New Labour Home Secretaries David Blunkett, John Reid and their ministerial colleagues began the campaign, trumpeting their rage and frustration when the courts demanded that they respect the rule of law and human rights of Qatada and other “terrorist suspects”. Now in Mrs May’s moment of triumph, a veritable Boudicca who has at last slain Britain’s continental oppressors, Labour politicians such as Reid, Keith Vaz and Hazel Blears heap garlands upon her. The Tories and their press cannot forbear repetition of the calumnies that they have hurled into the public arena: David Cameron (whose “blood boils” at the very thought of the man being in the UK, albeit in gaol) stigmatised the “cavalcade of lawyers” who had worked to secure justice for him; the Express derided the “grinning hate cleric”; the Mail complained that “for almost a decade, Abu Qatada made fools of our seemingly impotent political class” and crowed that at last he and “his army of well-padded legal aid lawyers had no option but to concede that their expensive, cynical game was up.”

Actually it was not that hard for May, who in fact made grotesque mistakes before finally bowing to the law, to cut the Gordian knot and do a deal with Jordan (that alas only protects Abu Qatada and no others). She deserves some small credit for acknowledging reality. But for the nation as a whole, and for the cause of human rights around the world, it is Edward Fitzgerald and his legal team and the judges here and at Strasbourg who deserve recognition and respect for having braved the media storm of “expensive, cynical” outrage and having assured the rule of law.

I do not know whether or not Omar Othman is guilty of the crimes for which Jordan means to put him on trial or deserves the epithet of “Osama bin Laden’s right-hand man in Europe”. It seems that our judges took whatever evidence they saw seriously. Yet in the Guardian the respected journalist Victoria Brittain who knows Omar Othman and his family rejects the accusations against him. But I do know that he deserves a fair trial, untainted by evidence secured in torture, and it was Britain’s duty to ensure that.

Mrs May asserts that Qatada would have been deported “long ago” had not the European Court “moved the goalposts by establishing new unprecedented legal grounds on which it blocked his deportation.” The Court did indeed block the UK’s efforts to deport him to Jordan, where he faces trial for terrorist offences, finding that there was a “real risk” that the Jordanian courts would rely on evidence obtained by torture, which falls foul of Article 6 of the European Convention guaranteeing the right to a fair trial. That ruling was consistent with the practice in British courts outlawing torture evidence on the basis it is immoral and inherently unreliable.

As for the Strasbourg's Court’s ruling on whole life tariffs, lawyer Roger Sahota in the Huffington Post has pointed out that “Britain is almost unique in Europe in sentencing some serious criminals to whole life terms.” The Court is not ordering the release of Jeremy Bamber and the other appellants, nor does its intervention make it likely they will ever be released.

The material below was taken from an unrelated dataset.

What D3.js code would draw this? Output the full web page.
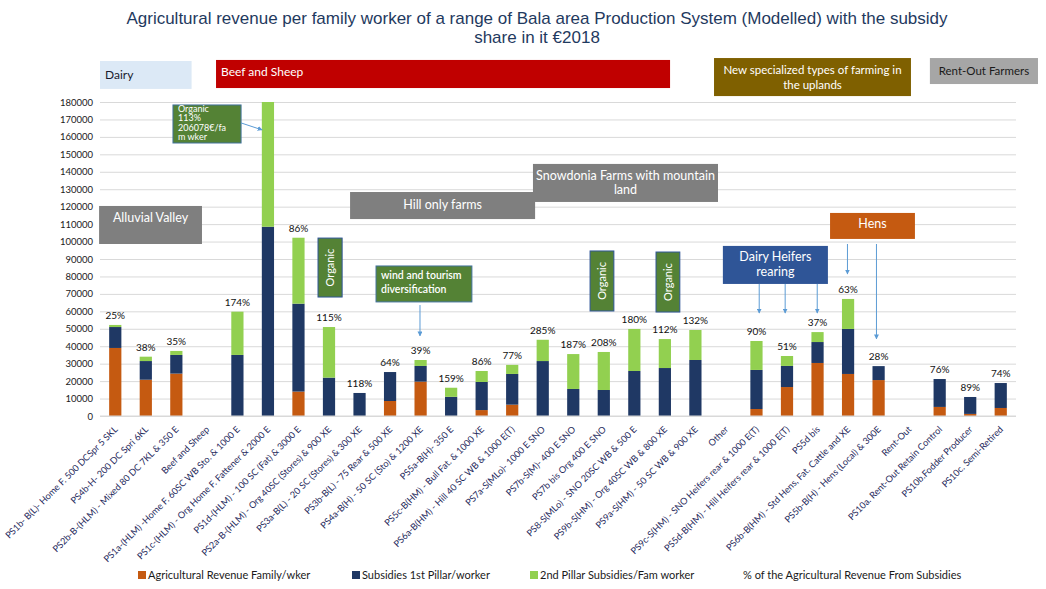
<!DOCTYPE html>
<html>
<head>
<meta charset="utf-8">
<script src="https://cdn.jsdelivr.net/npm/d3@7"></script>
<style>
  body { margin: 0; background: #fff; }
  text { font-family: Lato, "Open Sans", sans-serif; }
</style>
</head>
<body>
<svg id="chart"></svg>
<script>
// categories (production systems) and the three stacked series
const categories = [
  "PS1b- B(L)- Home F. 500 DCSpr 5 SKL",
  "PS4b-H- 200 DC Spri 6KL",
  "PS2b-B-(HLM) - Mixed 80 DC 7KL & 350 E",
  "Beef and Sheep",
  "PS1a-(HLM) -Home F. 60SC WB Sto. & 1000 E",
  "PS1c-(HLM) - Org Home F. Fattener & 2000 E",
  "PS1d-(HLM) - 100 SC (Fat) & 3000 E",
  "PS2a-B-(HLM) - Org 40SC (Stores) & 900 XE",
  "PS3a-B(L) - 20 SC (Stores) & 300 XE",
  "PS3b-B(L) - 75 Rear & 500 XE",
  "PS4a-B(H) - 50 SC (Sto) & 1200 XE",
  "PS5a-B(H)- 350 E",
  "PS5c-B(HM) - Bull Fat. & 1000 XE",
  "PS6a-B(HM) - Hill 40 SC WB & 1000 E(T)",
  "PS7a-S(MLo)- 1000 E SNO",
  "PS7b-S(M)- 400 E SNO",
  "PS7b bis Org 400 E SNO",
  "PS8-S(MLo) -  SNO 20SC WB & 500 E",
  "PS9b-S(HM) - Org 40SC WB & 800 XE",
  "PS9a-S(HM) - 50 SC WB & 900 XE",
  "Other",
  "PS9c-S(HM) -  SNO Heifers rear & 1000 E(T)",
  "PS5d-B(HM) - Hill Heifers rear & 1000 E(T)",
  "PS5d bis",
  "PS6b-B(HM) - Std Hens, Fat. Cattle and XE",
  "PS5b-B(H) - Hens (Local) & 300E",
  "Rent-Out",
  "PS10a. Rent-Out Retain Control",
  "PS10b.Fodder Producer",
  "PS10c. Semi-Retired"
];
const agriRevenue = [39000, 20800, 24300, 0, 0, 0, 14000, 0, 0, 8600, 19700, 0, 3400, 6500, 0, 0, 0, 0, 0, 0,
  0, 4000, 16600, 30400, 24100, 20600, 0, 5200, 1200, 4600];
const pillar1 = [12000, 10700, 10700, 0, 35000, 108500, 50400, 22000, 13200, 16600, 9000, 11000, 16100, 17600, 31500, 15500, 14900, 25800, 27500, 32100,
  0, 22400, 12100, 12000, 25800, 8000, 0, 16000, 9700, 14300];
const pillar2 = [1200, 2500, 2300, 0, 24800, 97578, 37800, 29000, 0, 0, 3400, 5200, 6300, 5200, 12200, 20000, 21800, 24100, 16600, 17200,
  0, 16600, 5700, 5700, 17200, 0, 0, 0, 0, 0];
const shareLabels = ["25%", "38%", "35%", null, "174%", null, "86%", "115%", "118%", "64%", "39%", "159%", "86%", "77%", "285%", "187%", "208%", "180%", "112%", "132%",
  null, "90%", "51%", "37%", "63%", "28%", null, "76%", "89%", "74%"];
const seriesNames = ["Agricultural Revenue Family/wker", "Subsidies 1st Pillar/worker", "2nd Pillar Subsidies/Fam worker"];
const yMax = 180000;
const yTicks = d3.range(0, yMax + 1, 10000);

const colors = ["#c55a11", "#1f3864", "#92d050"];

const W = 1046, H = 589;
const margin = { top: 102, left: 100, right: 30, bottom: 173 };
const width = W - margin.left - margin.right;
const height = H - margin.top - margin.bottom;

const svg = d3.select("#chart").attr("width", W).attr("height", H);

const x = d3.scaleBand().domain(categories).range([0, width]).paddingInner(0.6).paddingOuter(0.3);
const y = d3.scaleLinear().domain([0, yMax]).range([height, 0]);
// fractional category position -> pixel (used for annotations)
const ix = i => x.step() * (i + 0.5);

const g = svg.append("g").attr("transform", `translate(${margin.left},${margin.top})`);

// title
["Agricultural revenue per family worker of a range of Bala area Production System (Modelled) with the subsidy",
 "share in it €2018"].forEach((t, k) => {
  svg.append("text").attr("x", 537).attr("y", 24 + k * 19).attr("text-anchor", "middle")
    .style("font-family", "'Liberation Sans', Arial, sans-serif").style("font-size", "17px").attr("fill", "#1f3a60")
    .text(t);
});

// gridlines + y axis
const yAxis = d3.axisLeft(y).tickValues(yTicks).tickSize(-width).tickPadding(7).tickFormat(d3.format("d"));
const yAxisG = g.append("g").call(yAxis);
yAxisG.select(".domain").remove();
yAxisG.selectAll(".tick line").attr("stroke", "#d9d9d9").attr("stroke-width", 1);
yAxisG.selectAll(".tick text").attr("fill", "#1a1a1a").style("font-size", "9.5px");

// stacked bars
const rows = categories.map((c, i) => ({ cat: c, a: agriRevenue[i], p1: pillar1[i], p2: pillar2[i] }));
const stack = d3.stack().keys(["a", "p1", "p2"])(rows);

svg.append("defs").append("clipPath").attr("id", "plotclip")
  .append("rect").attr("x", 0).attr("y", 0).attr("width", width).attr("height", height);

const bars = g.append("g").attr("clip-path", "url(#plotclip)");
bars.selectAll("g.series").data(stack).join("g")
  .attr("class", "series")
  .attr("fill", (d, i) => colors[i])
  .selectAll("rect").data(d => d).join("rect")
  .attr("x", d => x(d.data.cat))
  .attr("width", x.bandwidth())
  .attr("y", d => y(d[1]))
  .attr("height", d => y(d[0]) - y(d[1]));

// baseline
g.append("line").attr("x1", 0).attr("x2", width).attr("y1", height).attr("y2", height)
  .attr("stroke", "#d9d9d9");

// share labels
g.selectAll("text.share").data(rows.filter((d, i) => shareLabels[i] !== null))
  .join("text")
  .attr("class", "share")
  .attr("x", d => x(d.cat) + x.bandwidth() / 2)
  .attr("y", d => y(d.a + d.p1 + d.p2) - 6)
  .attr("text-anchor", "middle")
  .style("font-size", "10px")
  .attr("fill", "#111")
  .text(d => shareLabels[categories.indexOf(d.cat)]);

// x labels rotated
const xAxisG = g.append("g").attr("transform", `translate(0,${height})`)
  .call(d3.axisBottom(x).tickSize(0).tickPadding(0));
xAxisG.select(".domain").remove();
xAxisG.selectAll(".tick text")
  .attr("text-anchor", "end")
  .attr("fill", "#1f2a5c")
  .style("font-size", "9.2px")
  .attr("dy", 0)
  .attr("transform", "translate(3,14) rotate(-45)");

// annotation boxes (positions given in category / value units)
const boxes = [
  { lines: ["Dairy"], i0: -0.5, i1: 2.5, v0: 203500, v1: 187500, fill: "#dce9f6", color: "#1a1a2e", align: "start", fs: 12, top: 18, lh: 14 },
  { lines: ["Beef and Sheep"], i0: 3.3, i1: 18.17, v0: 204100, v1: 188000, fill: "#c00000", color: "#fff", align: "start", fs: 12, top: 16, lh: 14 },
  { lines: ["New specialized types of farming in", "the uplands"], i0: 19.61, i1: 26.06, v0: 205200, v1: 183400, fill: "#7f6000", color: "#fff", align: "middle", fs: 11.5, top: 16, lh: 15 },
  { lines: ["Rent-Out Farmers"], i0: 26.68, i1: 30.22, v0: 205200, v1: 190300, fill: "#a6a6a6", color: "#1a1a1a", align: "middle", fs: 11.5, top: 17, lh: 14 },
  { lines: ["Alluvial Valley"], i0: -0.53, i1: 2.84, v0: 120400, v1: 98600, fill: "#7f7f7f", color: "#fff", align: "middle", fs: 12.5, top: 16, lh: 15 },
  { lines: ["Hill only farms"], i0: 7.69, i1: 13.75, v0: 128400, v1: 112900, fill: "#7f7f7f", color: "#fff", align: "middle", fs: 12.5, top: 17, lh: 15 },
  { lines: ["Snowdonia Farms with mountain", "land"], i0: 13.68, i1: 19.74, v0: 144500, v1: 122700, fill: "#7f7f7f", color: "#fff", align: "middle", fs: 12.5, top: 16, lh: 14 },
  { lines: ["Organic", "113%", "206078€/fa", "m wker"], i0: 1.89, i1: 4.12, v0: 178300, v1: 156500, fill: "#548235", color: "#fff", align: "start", fs: 9, top: 7, lh: 9.5, stroke: "#41719c" },
  { lines: ["wind and tourism", "diversification"], i0: 8.54, i1: 11.68, v0: 86000, v1: 65400, fill: "#548235", color: "#fff", align: "start", fs: 10.5, top: 13, lh: 14, stroke: "#41719c", bold: true },
  { lines: ["Dairy Heifers", "rearing"], i0: 19.9, i1: 23.34, v0: 97500, v1: 75700, fill: "#2f5597", color: "#fff", align: "middle", fs: 12.5, top: 15, lh: 15 },
  { lines: ["Hens"], i0: 23.41, i1: 26.19, v0: 116400, v1: 101500, fill: "#c55a11", color: "#fff", align: "middle", fs: 12.5, top: 15, lh: 15 },
  { lines: ["Organic"], i0: 6.64, i1: 7.43, v0: 102000, v1: 68200, fill: "#548235", color: "#fff", vertical: true, fs: 11, stroke: "#2f5597" },
  { lines: ["Organic"], i0: 15.55, i1: 16.33, v0: 94600, v1: 60200, fill: "#548235", color: "#fff", vertical: true, fs: 11, stroke: "#2f5597" },
  { lines: ["Organic"], i0: 17.71, i1: 18.49, v0: 94000, v1: 59600, fill: "#548235", color: "#fff", vertical: true, fs: 11, stroke: "#2f5597" }
];

const ann = g.append("g");
boxes.forEach(b => {
  const bx = ix(b.i0), bw = ix(b.i1) - ix(b.i0);
  const by = y(b.v0), bh = y(b.v1) - y(b.v0);
  ann.append("rect").attr("x", bx).attr("y", by).attr("width", bw).attr("height", bh)
    .attr("fill", b.fill)
    .attr("stroke", b.stroke || "none").attr("stroke-width", b.stroke ? 1 : 0);
  if (b.vertical) {
    ann.append("text")
      .attr("transform", `translate(${bx + bw / 2 + 4},${by + bh / 2}) rotate(-90)`)
      .attr("text-anchor", "middle").attr("fill", b.color)
      .style("font-size", b.fs + "px").text(b.lines[0]);
    return;
  }
  const tx = b.align === "start" ? bx + 5 : bx + bw / 2;
  b.lines.forEach((l, k) => {
    ann.append("text").attr("x", tx).attr("y", by + b.top + k * b.lh)
      .attr("text-anchor", b.align).attr("fill", b.color)
      .style("font-size", b.fs + "px")
      .style("font-weight", b.bold ? 600 : 400)
      .text(l);
  });
});

// arrows
svg.select("defs").append("marker").attr("id", "arr")
  .attr("viewBox", "0 0 10 10").attr("refX", 9).attr("refY", 5)
  .attr("markerWidth", 5).attr("markerHeight", 5).attr("orient", "auto")
  .append("path").attr("d", "M0,0L10,5L0,10z").attr("fill", "#5b9bd5");

const arrows = [
  { i0: 4.12, v0: 168000, i1: 4.81, v1: 164000 },
  { i0: 9.98, v0: 63600, i1: 9.98, v1: 45900 },
  { i0: 21.09, v0: 75700, i1: 21.09, v1: 59000 },
  { i0: 21.94, v0: 75700, i1: 21.94, v1: 59000 },
  { i0: 22.99, v0: 75700, i1: 22.99, v1: 59000 },
  { i0: 23.98, v0: 98600, i1: 23.98, v1: 81400 },
  { i0: 24.93, v0: 98600, i1: 24.93, v1: 44200 }
];
ann.selectAll("line.arrow").data(arrows).join("line")
  .attr("class", "arrow")
  .attr("x1", d => ix(d.i0)).attr("y1", d => y(d.v0))
  .attr("x2", d => ix(d.i1)).attr("y2", d => y(d.v1))
  .attr("stroke", "#5b9bd5").attr("stroke-width", 1)
  .attr("marker-end", "url(#arr)");

// legend
const legendX = [138, 352, 530, 743];
const legend = svg.append("g").attr("transform", "translate(0,579)");
seriesNames.concat(["% of the Agricultural Revenue From Subsidies"]).forEach((name, i) => {
  let tx = legendX[i];
  if (i < 3) {
    legend.append("rect").attr("x", legendX[i]).attr("y", -8).attr("width", 8).attr("height", 8).attr("fill", colors[i]);
    tx += 10;
  }
  legend.append("text").attr("x", tx).attr("y", 0).style("font-size", "11px").attr("fill", "#1a1a1a").text(name);
});
</script>
</body>
</html>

It simply requires the government to review their detention after they have served 25 years in prison and periodically thereafter. This was the position under the old law before David Blunkett changed the law in 2003 “so that life really meant life . . . Whatever the technical justification the Strasbourg court may have, it is the right of the British Parliament to determine the sentence of those who have committed such crimes.”

The whole saga illustrates an alarming aspect of our current politics - the coalition’s programme for legal aid reform and general approach to, for example, welfare benefits, both of which are predicated upon blaming their victims. Cameron anathematises the “cavalcades of lawyers” who stood up for Othman. Does he really mean that Othman and other unpopular defendants do not deserve legal representation? His allies in the press continually stress the cost of “well-padded legal aid lawyers” which (a) is not true of legal aid practitioners and (b) is besides the point. Yet these are the strains of thinking – defendants are probably guilty anyway, their lawyers are too expensive, claimants are work shy scroungers - that underlie Grayling’s assault on legal aid and Duncan Smith’s welfare policies.

The other problem is the growing assertion of populist majoritarian politics. The Tories are outraged that they cannot pursue their rightful policies in Europe and on human rights, notwithstanding that they failed to win a majority in 2010. Were they not born to rule? But Labour politicians like Blunkett and Reid in a government that actually won a majority also have no right to insist they “speak for the country” on the basis of their electoral victory and then to go on to vilify the judiciary for obstructing their assault on individual liberties.

A modern democracy worthy of the name is rule-based and holds executive policy-making and minority rights and civil liberties in balance; politicians should respect the division of responsibilities between executive and parliament in making and implementing policy, on the one hand, and the judiciary’s duty to protect human rights and enforce due process, on the other. Moreover, basing a government’s justification for overturning human rights, due process and basic decency on an electoral victory won on a minority popular vote under a disproportionate electoral system and a deficient and biased electoral register amounts to hubris on a gigantic scale. But we will see more of that; and it may not only be Mrs May and her Tory chums that we need fear.